No rol do inaugurado e do prometido, contam-se estradas, vias férreas, gases, electrificações ... e a meticulosidade da operação eleitoralista foi ao ponto de providenciar para que, uns dias antes da chegada à Covilhã, ter sido anunciada a Faculdade de Ciências Médicas para aquela cidade.
É claro que o Primeiro Ministro não andava am campanha eleitoral, longe dele tal ideia, e quem afirmar o contrário ou está cheio de más intenções ou não o ouviu em Manteigas, por exemplo, na cerimónia de apresentação do projecto de despoluição do Alto Zêzere - obra que se anuncia estar pronta lá para o ano 2001. Comentando, com o sentido de humor que o caracteriza,a acusação que o PSD lhe faz de andar a inaugurar, como se fossem suas, obras feitas pelo governo anterior, o Primeiro Ministro observou que também ele não sabe se, daqui a três anos, terá a honra de inaugurar a obra ali acabada de anunciar ... porque não sabe se nessa altura ainda ocupará o cargo actual dependente, como toda a gente sabe, dos resultados das próximas eleições legislativas... "Quem eu garanto que fará a inauguração são as duas bandas que estão a tocar lá fora" - rematou, de vertente popular inflamada e cheio de filarmónica confiança no futuro.

Enquanto isto, as sondagens de opinião prosseguem a sua científica missão eleitoral.

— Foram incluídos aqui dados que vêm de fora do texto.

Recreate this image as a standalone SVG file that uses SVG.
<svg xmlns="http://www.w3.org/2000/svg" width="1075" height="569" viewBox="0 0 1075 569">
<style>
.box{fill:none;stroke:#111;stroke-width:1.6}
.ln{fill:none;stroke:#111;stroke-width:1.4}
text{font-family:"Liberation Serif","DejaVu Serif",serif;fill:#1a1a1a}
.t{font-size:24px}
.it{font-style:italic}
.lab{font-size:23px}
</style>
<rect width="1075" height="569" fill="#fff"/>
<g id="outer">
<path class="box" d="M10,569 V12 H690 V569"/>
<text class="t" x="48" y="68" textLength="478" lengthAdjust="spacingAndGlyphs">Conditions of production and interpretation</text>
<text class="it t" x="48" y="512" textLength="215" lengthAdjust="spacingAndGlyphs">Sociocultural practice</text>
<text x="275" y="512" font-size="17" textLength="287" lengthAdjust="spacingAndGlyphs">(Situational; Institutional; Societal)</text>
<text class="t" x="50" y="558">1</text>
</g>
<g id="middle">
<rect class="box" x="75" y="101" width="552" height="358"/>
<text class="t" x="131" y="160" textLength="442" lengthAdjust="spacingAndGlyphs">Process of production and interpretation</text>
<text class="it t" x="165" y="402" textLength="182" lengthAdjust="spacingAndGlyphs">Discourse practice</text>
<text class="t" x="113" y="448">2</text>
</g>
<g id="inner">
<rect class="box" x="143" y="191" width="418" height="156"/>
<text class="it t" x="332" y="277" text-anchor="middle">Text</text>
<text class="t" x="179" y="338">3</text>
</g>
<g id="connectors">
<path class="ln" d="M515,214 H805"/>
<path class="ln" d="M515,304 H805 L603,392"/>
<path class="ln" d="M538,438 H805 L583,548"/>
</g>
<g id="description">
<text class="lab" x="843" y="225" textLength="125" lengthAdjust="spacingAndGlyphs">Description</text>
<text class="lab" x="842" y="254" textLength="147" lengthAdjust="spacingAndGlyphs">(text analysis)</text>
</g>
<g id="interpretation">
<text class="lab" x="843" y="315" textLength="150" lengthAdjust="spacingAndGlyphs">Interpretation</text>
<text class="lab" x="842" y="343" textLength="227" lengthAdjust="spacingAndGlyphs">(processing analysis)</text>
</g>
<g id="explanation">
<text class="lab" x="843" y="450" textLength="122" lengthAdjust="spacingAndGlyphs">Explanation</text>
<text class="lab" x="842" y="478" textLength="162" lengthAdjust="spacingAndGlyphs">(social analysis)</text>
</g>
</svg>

Aliás, as sondagens são um instrumento eleitoral a tempo inteiro e permanente , tal como os órgãos de informação (estes através da inteligenciação analítica produzida por um determinado núcleo de comentadores políticos devidamente encartados e credenciados), com os quais formam uma parelha imbatível.

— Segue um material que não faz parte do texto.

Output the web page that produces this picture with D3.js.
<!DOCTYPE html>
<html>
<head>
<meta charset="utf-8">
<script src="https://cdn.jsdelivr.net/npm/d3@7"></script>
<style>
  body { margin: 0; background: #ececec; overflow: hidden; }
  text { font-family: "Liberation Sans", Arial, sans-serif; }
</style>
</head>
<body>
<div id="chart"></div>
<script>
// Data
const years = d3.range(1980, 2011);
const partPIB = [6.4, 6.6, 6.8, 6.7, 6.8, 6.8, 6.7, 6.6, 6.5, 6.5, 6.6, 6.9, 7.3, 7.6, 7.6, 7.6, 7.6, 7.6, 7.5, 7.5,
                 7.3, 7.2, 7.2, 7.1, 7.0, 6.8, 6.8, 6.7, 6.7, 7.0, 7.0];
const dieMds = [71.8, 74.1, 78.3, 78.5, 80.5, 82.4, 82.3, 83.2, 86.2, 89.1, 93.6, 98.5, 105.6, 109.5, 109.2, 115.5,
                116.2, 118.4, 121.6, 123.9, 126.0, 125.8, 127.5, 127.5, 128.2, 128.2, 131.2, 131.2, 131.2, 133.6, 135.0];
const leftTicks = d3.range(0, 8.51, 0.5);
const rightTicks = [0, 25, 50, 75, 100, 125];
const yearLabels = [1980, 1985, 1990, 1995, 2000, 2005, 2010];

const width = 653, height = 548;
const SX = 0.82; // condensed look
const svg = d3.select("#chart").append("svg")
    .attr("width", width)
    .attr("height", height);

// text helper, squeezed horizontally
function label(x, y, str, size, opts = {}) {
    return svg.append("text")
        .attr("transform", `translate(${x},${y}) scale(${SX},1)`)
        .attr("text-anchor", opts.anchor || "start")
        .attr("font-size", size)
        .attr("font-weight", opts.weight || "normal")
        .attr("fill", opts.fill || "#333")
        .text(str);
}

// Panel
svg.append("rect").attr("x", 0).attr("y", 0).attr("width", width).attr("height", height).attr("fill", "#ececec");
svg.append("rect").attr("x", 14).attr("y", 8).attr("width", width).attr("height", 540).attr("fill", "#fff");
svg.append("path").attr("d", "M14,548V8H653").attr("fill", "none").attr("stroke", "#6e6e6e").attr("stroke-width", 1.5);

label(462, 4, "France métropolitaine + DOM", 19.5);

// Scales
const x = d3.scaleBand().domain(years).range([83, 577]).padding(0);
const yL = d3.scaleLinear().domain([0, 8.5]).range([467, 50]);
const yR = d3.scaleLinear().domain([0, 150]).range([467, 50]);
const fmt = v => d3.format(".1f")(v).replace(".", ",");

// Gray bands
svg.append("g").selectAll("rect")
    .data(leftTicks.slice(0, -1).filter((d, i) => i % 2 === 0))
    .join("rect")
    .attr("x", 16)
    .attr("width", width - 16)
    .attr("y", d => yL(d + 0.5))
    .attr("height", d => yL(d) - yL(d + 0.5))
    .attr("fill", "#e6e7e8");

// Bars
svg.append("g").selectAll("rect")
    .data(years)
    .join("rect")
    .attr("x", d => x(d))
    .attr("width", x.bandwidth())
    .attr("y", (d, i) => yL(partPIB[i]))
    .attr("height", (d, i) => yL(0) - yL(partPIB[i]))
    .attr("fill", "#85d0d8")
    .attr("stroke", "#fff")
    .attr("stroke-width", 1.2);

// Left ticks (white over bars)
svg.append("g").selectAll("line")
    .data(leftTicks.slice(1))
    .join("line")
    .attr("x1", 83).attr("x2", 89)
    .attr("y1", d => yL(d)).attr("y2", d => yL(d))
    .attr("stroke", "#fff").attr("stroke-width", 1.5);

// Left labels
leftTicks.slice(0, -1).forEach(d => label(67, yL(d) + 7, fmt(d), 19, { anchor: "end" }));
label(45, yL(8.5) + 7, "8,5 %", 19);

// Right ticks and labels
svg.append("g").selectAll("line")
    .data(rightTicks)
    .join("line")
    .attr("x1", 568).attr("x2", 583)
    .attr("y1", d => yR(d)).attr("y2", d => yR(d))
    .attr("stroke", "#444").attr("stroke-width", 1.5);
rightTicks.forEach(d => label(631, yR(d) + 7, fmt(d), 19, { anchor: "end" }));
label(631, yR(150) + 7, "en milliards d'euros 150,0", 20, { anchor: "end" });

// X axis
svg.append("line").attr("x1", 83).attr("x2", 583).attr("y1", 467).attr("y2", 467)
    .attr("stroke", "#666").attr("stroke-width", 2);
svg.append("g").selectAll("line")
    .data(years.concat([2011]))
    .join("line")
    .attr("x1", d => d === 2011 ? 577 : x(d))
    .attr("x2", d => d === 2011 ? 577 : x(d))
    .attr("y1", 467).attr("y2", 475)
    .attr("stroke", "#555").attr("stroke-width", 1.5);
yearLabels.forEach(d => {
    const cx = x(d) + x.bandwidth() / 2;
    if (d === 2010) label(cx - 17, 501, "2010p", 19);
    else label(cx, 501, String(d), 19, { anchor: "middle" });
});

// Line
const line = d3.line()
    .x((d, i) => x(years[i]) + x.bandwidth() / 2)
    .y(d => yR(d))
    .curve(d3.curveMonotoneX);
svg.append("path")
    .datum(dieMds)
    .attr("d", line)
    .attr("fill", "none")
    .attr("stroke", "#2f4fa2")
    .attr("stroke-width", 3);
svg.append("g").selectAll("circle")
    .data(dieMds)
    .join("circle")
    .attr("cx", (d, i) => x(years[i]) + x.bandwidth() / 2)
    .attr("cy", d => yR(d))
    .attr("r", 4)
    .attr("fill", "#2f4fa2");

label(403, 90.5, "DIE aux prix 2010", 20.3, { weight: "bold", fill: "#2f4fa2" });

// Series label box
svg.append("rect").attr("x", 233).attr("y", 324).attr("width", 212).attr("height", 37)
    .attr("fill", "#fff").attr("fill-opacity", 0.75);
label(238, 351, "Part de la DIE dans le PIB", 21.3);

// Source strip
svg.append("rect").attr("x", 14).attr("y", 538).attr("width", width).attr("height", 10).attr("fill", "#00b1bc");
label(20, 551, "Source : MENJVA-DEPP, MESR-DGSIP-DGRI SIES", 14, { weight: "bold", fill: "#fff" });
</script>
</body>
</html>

O esquema utilizado é, mais ou menos, este: durante o tempo que julgarem necessário, esses comentadores políticos dizem ao povo o que o povo pensa; depois partem os sondageiros a ouvir o povo dizer-lhes o que pensam os comentadores políticos, e assim se fecha o ciclo da formação de opinião que se repete e repete e repete. Esta eficiente parelha dispõe ainda de outras enormíssimas vantagens: por um lado tem assegurada a ampla divulgação dos resultados do seu trabalho; por outro lado, para ela, todo o tempo é tempo de campanha eleitoral. Com efeito, mal fecham as urnas e se apura o resultado de um escrutínio, já eles têm não só opinião apurada sobre os resultados do próximo como a respectiva sondagem pronta a divulgar (e divulgada) nessa mesma noite, para além de uma série de outras em carteira para as semanas, os meses, os anos seguintes. Depois trata-se apenas de irem anunciando os resultados, apresentados como factos consumados, nas primeiras páginas dos jornais e dos telejornais, e de perguntar a umas tantas personalidades o que pensam deles. Assim, por exemplo: "PS ganha maioria absoluta" (Diário de Notícias de 27.3.98). Ou: "PS sobe e alcança maioria absoluta" (DN de 27.11.98) - e, no dia seguinte, o inquérito: "Como explica a subida do PS nas sondagens?"...
Escreve Jacques Decornoy ("Les sondages, reflet de l'opinion ou des médias?"): "Quando a informação se quer dar ares de científica, apoia-se no instrumento pretensamente matemático das sondagens de opinião", as quais "têm, pelo menos esta função: mostrar, para além da mitologia de que são portadoras, que o direito à informação continua por conquistar".

Está, então, mais uma operação eleitoral em marcha: "o governo em diálogo" e as "sondagens de opinião", de braço dado, passeiam-se pelo País, invadem as casas e as mentes dos eleitores, empurram-nos para a urna certa...
E a resposta séria a esta lavagem de cérebros está no despertar nas memórias dos cidadãos outros semelhantes filmes que eles já viram ; está, em resumo, no apelo ao seu bom senso e à sua inteligência.